Of course, the one iron that’s sold the most in Mizuno’s lineup and the one that might be most beneficial to more golfers would be the upgrade of the JPX 900 Hot Metal. Like its predecessor, the new JPX919 Hot Metal again uses Chromoly 4140M, a high-strength steel alloy that creates a thin, fast-flexing face.

“It allows us to go very thin on the face but maintain a certain amount of malleability in terms of the hosel in order to be able to do what we do best, which is custom fitting to get your appropriate lie angle,” Llewellyn said. (Toward that end, Mizuno has also updated its Shaft Optimizer fitting club. The company’s fitting software analyzes sensors in the fitting club to now not only diagnose the ideal shafts for a player in just a few swings, but also the correct lie angle, too.)

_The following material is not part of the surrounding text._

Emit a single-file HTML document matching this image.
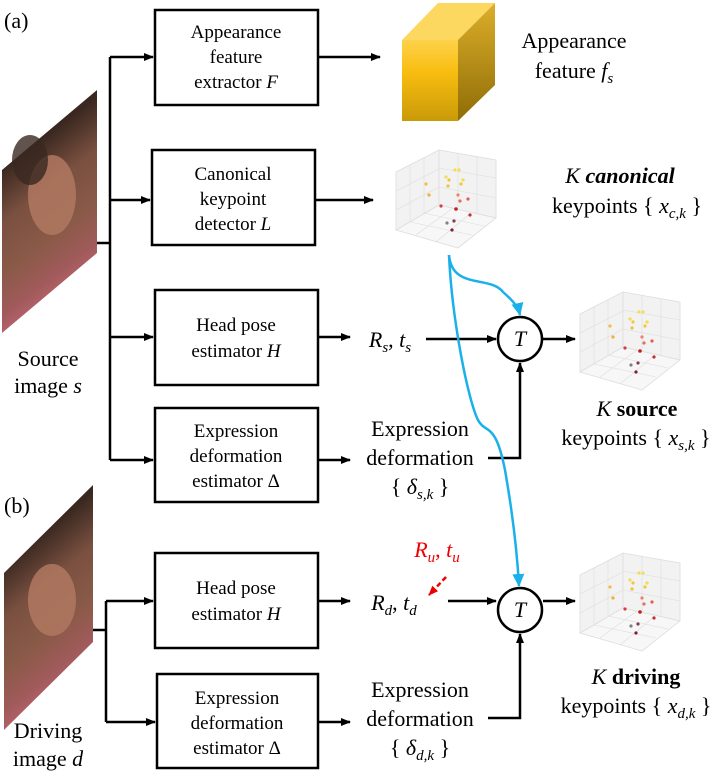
<!DOCTYPE html>
<html><head><meta charset="utf-8"><style>
html,body{margin:0;padding:0;background:#fff}
svg{display:block}
text{font-family:"Liberation Serif",serif;fill:#000}
.b{font-size:19px;text-anchor:middle}
.l{font-size:22px;text-anchor:middle}
.i{font-style:italic}
</style></head><body>
<svg width="727" height="778" viewBox="0 0 727 778" xmlns="http://www.w3.org/2000/svg">
<defs>
<marker id="ah" markerWidth="10" markerHeight="8" refX="9" refY="4" orient="auto" markerUnits="userSpaceOnUse"><path d="M0,0 L10,4 L0,8 z" fill="#000"/></marker>
<marker id="ab" markerWidth="14" markerHeight="12" refX="12" refY="6" orient="auto" markerUnits="userSpaceOnUse"><path d="M0,0 L13,6 L0,12 z" fill="#1ab0ea"/></marker>
<marker id="ar" markerWidth="10" markerHeight="8" refX="9" refY="4" orient="auto" markerUnits="userSpaceOnUse"><path d="M0,0 L10,4 L0,8 z" fill="#e00"/></marker>
<linearGradient id="gf" x1="0" y1="0" x2="0" y2="1"><stop offset="0" stop-color="#fdd24a"/><stop offset="0.4" stop-color="#f8bd10"/><stop offset="1" stop-color="#c99a08"/></linearGradient>
<linearGradient id="gs" x1="0" y1="0" x2="0" y2="1"><stop offset="0" stop-color="#dcae2a"/><stop offset="1" stop-color="#8f6d06"/></linearGradient>
<linearGradient id="face1" x1="0" y1="0" x2="0.3" y2="1"><stop offset="0" stop-color="#2a1d18"/><stop offset="0.3" stop-color="#3a2820"/><stop offset="0.5" stop-color="#7a5040"/><stop offset="0.7" stop-color="#8a5a48"/><stop offset="0.85" stop-color="#a05a5a"/><stop offset="1" stop-color="#c86878"/></linearGradient>
<g id="kp">
<g fill="#f2f2f2" stroke="#ddd" stroke-width="0.8">
<path d="M0,22 L43,0 L43,55 L0,80 z"/>
<path d="M43,0 L100,10 L100,68 L43,55 z"/>
<path d="M0,80 L43,55 L100,68 L62,98 z" fill="#f7f7f7"/>
</g>
<g stroke="#ddd" stroke-width="0.6" fill="none">
<path d="M14,15 L14,72 M28,8 L28,63 M0,41 L43,19 M0,60 L43,37"/>
<path d="M62,3 L62,59 M81,7 L81,63 M43,18 L100,28 M43,37 L100,48"/>
<path d="M14,72 L76,85 M28,63 L88,76 M57,58 L20,85 M75,63 L40,92"/>
</g>
<g>
<circle cx="59" cy="20" r="1.6" fill="#f5dc50"/><circle cx="63" cy="20" r="1.6" fill="#f5dc50"/>
<circle cx="50" cy="27" r="1.6" fill="#f5dc50"/><circle cx="53" cy="30" r="1.6" fill="#f0c840"/>
<circle cx="67" cy="30" r="1.6" fill="#f5dc50"/><circle cx="65" cy="34" r="1.6" fill="#f0c840"/>
<circle cx="52" cy="36" r="1.6" fill="#f0c040"/><circle cx="30" cy="34" r="1.6" fill="#f0c040"/>
<circle cx="33" cy="45" r="1.6" fill="#f0b030"/><circle cx="62" cy="45" r="1.6" fill="#f08070"/>
<circle cx="72" cy="49" r="1.6" fill="#e06050"/><circle cx="64" cy="51" r="1.6" fill="#e07060"/>
<circle cx="45" cy="56" r="1.6" fill="#d04040"/><circle cx="60" cy="59" r="1.8" fill="#c02020"/>
<circle cx="74" cy="65" r="1.6" fill="#c03030"/><circle cx="58" cy="71" r="1.6" fill="#804050"/>
<circle cx="51" cy="73" r="1.6" fill="#808080"/><circle cx="56" cy="80" r="1.6" fill="#802030"/>
</g>
</g>
</defs>

<!-- (a) -->
<text x="4" y="28" style="font-size:22px">(a)</text>
<polygon points="2,170 97,90 97,253 2,333" fill="url(#face1)"/>
<ellipse cx="52" cy="195" rx="24" ry="40" fill="#b07860" opacity="0.85"/>
<ellipse cx="30" cy="160" rx="18" ry="25" fill="#3a2820" opacity="0.8"/>
<text class="l" x="48" y="366">Source</text>
<text class="l" x="48" y="393">image <tspan class="i">s</tspan></text>

<g stroke="#000" stroke-width="2.5" fill="none">
<path d="M97,243 L110,243"/>
<path d="M110,57 L110,460"/>
</g>
<g stroke="#000" stroke-width="2.5" fill="none" marker-end="url(#ah)">
<path d="M110,57 L153,57"/>
<path d="M110,200 L150,200"/>
<path d="M110,337 L153,337"/>
<path d="M110,460 L153,460"/>
</g>
<g stroke="#000" stroke-width="2.5" fill="#fff">
<rect x="155" y="10" width="163" height="95"/>
<rect x="152" y="150" width="163" height="95"/>
<rect x="155" y="290" width="163" height="95"/>
<rect x="155" y="408" width="163" height="94"/>
<rect x="155" y="553" width="163" height="95"/>
<rect x="157" y="674" width="161" height="94"/>
</g>
<text class="b" x="236" y="38">Appearance</text>
<text class="b" x="236" y="63">feature</text>
<text class="b" x="236" y="88">extractor <tspan class="i">F</tspan></text>
<text class="b" x="233" y="180">Canonical</text>
<text class="b" x="233" y="205">keypoint</text>
<text class="b" x="233" y="230">detector <tspan class="i">L</tspan></text>
<text class="b" x="236" y="331">Head pose</text>
<text class="b" x="236" y="357">estimator <tspan class="i">H</tspan></text>
<text class="b" x="236" y="437">Expression</text>
<text class="b" x="236" y="462">deformation</text>
<text class="b" x="236" y="487">estimator Δ</text>
<text class="b" x="236" y="594">Head pose</text>
<text class="b" x="236" y="620">estimator <tspan class="i">H</tspan></text>
<text class="b" x="237" y="704">Expression</text>
<text class="b" x="237" y="729">deformation</text>
<text class="b" x="237" y="754">estimator Δ</text>

<g stroke="#000" stroke-width="2.5" fill="none" marker-end="url(#ah)">
<path d="M318,57 L380,57"/>
<path d="M315,200 L373,200"/>
<path d="M318,337 L350,337"/>
<path d="M318,460 L350,460"/>
<path d="M318,601 L350,601"/>
<path d="M318,722 L350,722"/>
<path d="M426,339 L496,339"/>
<path d="M488,458 L520,458 L520,363"/>
<path d="M448,601 L496,601"/>
<path d="M488,718 L520,718 L520,634"/>
<path d="M543,339 L575,339"/>
<path d="M543,601 L575,601"/>
</g>

<!-- cube -->
<polygon points="402,40 438,3 495,3 458,40" fill="#fcd860"/>
<polygon points="458,40 495,3 495,85 458,121" fill="url(#gs)"/>
<rect x="402" y="40" width="56" height="81" fill="url(#gf)"/>
<text class="l" x="574" y="48">Appearance</text>
<text class="l" x="574" y="78">feature <tspan class="i">f<tspan style="font-size:15px" dy="5">s</tspan></tspan></text>

<use href="#kp" x="396" y="150"/>
<text class="l" x="620" y="183"><tspan class="i">K</tspan> <tspan class="i" font-weight="bold">canonical</tspan></text>
<text class="l" x="627" y="213">keypoints { <tspan class="i">x<tspan style="font-size:15px" dy="5">c,k</tspan></tspan><tspan dy="-5"> }</tspan></text>

<text class="l i" x="390" y="347">R<tspan style="font-size:15px" dy="5">s</tspan><tspan dy="-5" font-style="normal">, </tspan>t<tspan style="font-size:15px" dy="5">s</tspan></text>
<circle cx="520" cy="339" r="22" fill="#fff" stroke="#000" stroke-width="2.5"/>
<text class="l i" x="520" y="346">T</text>
<circle cx="520" cy="610" r="22" fill="#fff" stroke="#000" stroke-width="2.5"/>
<text class="l i" x="520" y="617">T</text>

<text class="l" x="420" y="436">Expression</text>
<text class="l" x="420" y="465">deformation</text>
<text class="l" x="420" y="494">{ <tspan class="i">δ<tspan style="font-size:15px" dy="5">s,k</tspan></tspan><tspan dy="-5"> }</tspan></text>

<use href="#kp" x="580" y="292"/>
<text class="l" x="637" y="416"><tspan class="i">K</tspan> <tspan font-weight="bold">source</tspan></text>
<text class="l" x="636" y="445">keypoints { <tspan class="i">x<tspan style="font-size:15px" dy="5">s,k</tspan></tspan><tspan dy="-5"> }</tspan></text>

<!-- (b) -->
<text x="4" y="513" style="font-size:22px">(b)</text>
<polygon points="4,573 93,485 93,642 4,730" fill="url(#face1)"/>
<ellipse cx="52" cy="600" rx="24" ry="36" fill="#b07860" opacity="0.85"/>
<text class="l" x="48" y="738">Driving</text>
<text class="l" x="48" y="766">image <tspan class="i">d</tspan></text>
<g stroke="#000" stroke-width="2.5" fill="none">
<path d="M93,630 L106,630 M106,601 L106,722"/>
</g>
<g stroke="#000" stroke-width="2.5" fill="none" marker-end="url(#ah)">
<path d="M106,601 L153,601"/>
<path d="M106,722 L155,722"/>
</g>
<text class="l i" x="394" y="610">R<tspan style="font-size:15px" dy="5">d</tspan><tspan dy="-5" font-style="normal">, </tspan>t<tspan style="font-size:15px" dy="5">d</tspan></text>
<text class="l i" x="437" y="557" style="fill:#e00">R<tspan style="font-size:15px;fill:#e00" dy="5">u</tspan><tspan dy="-5" font-style="normal" style="fill:#e00">, </tspan>t<tspan style="font-size:15px;fill:#e00" dy="5">u</tspan></text>
<path d="M446,577 L429,595" stroke="#e00" stroke-width="2.5" stroke-dasharray="5,3" fill="none" marker-end="url(#ar)"/>

<text class="l" x="420" y="697">Expression</text>
<text class="l" x="420" y="726">deformation</text>
<text class="l" x="420" y="755">{ <tspan class="i">δ<tspan style="font-size:15px" dy="5">d,k</tspan></tspan><tspan dy="-5"> }</tspan></text>

<use href="#kp" x="580" y="553"/>
<text class="l" x="636" y="684"><tspan class="i">K</tspan> <tspan font-weight="bold">driving</tspan></text>
<text class="l" x="636" y="713">keypoints { <tspan class="i">x<tspan style="font-size:15px" dy="5">d,k</tspan></tspan><tspan dy="-5"> }</tspan></text>

<!-- blue curves -->
<g stroke="#1ab0ea" stroke-width="2.5" fill="none">
<path d="M449,255 C452,290 490,275 503,292 C512,300 518,306 520,315" marker-end="url(#ab)"/>
<path d="M449,255 C452,320 468,400 478,420 C486,435 495,420 505,470 C512,510 517,550 519,586" marker-end="url(#ab)"/>
</g>
</svg>
</body></html>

The the JPX919 Hot Metal is a complicated, one-piece casting with a 360-degree undercut. It controls sound and optimizes vibration through a series of supporting ribs within the topline without raising the iron’s sweet spot. Llewellyn said the sweet spot is about half a millimeter lower from 4-iron through 9-iron compared to the JPX 900. That allows for stronger lofts in the 4- through 7-iron, a combination that produces more velocity for a similar launch angle for more distance.

Available in stores next month, the three new JPX919 irons are offered with no upcharges for the company’s vast menu of custom steel shafts and grips. The JPX919 Tour will retail for $1,200 (3-iron through pitching wedge, eight pieces, right-hand only). The JPX919 Forged is $1,300 (4-iron through gap wedge, eight pieces), and the JPX919 Hot Metal is $1,000 (4-iron through gap wedge, optional sand and lob wedges, eight pieces).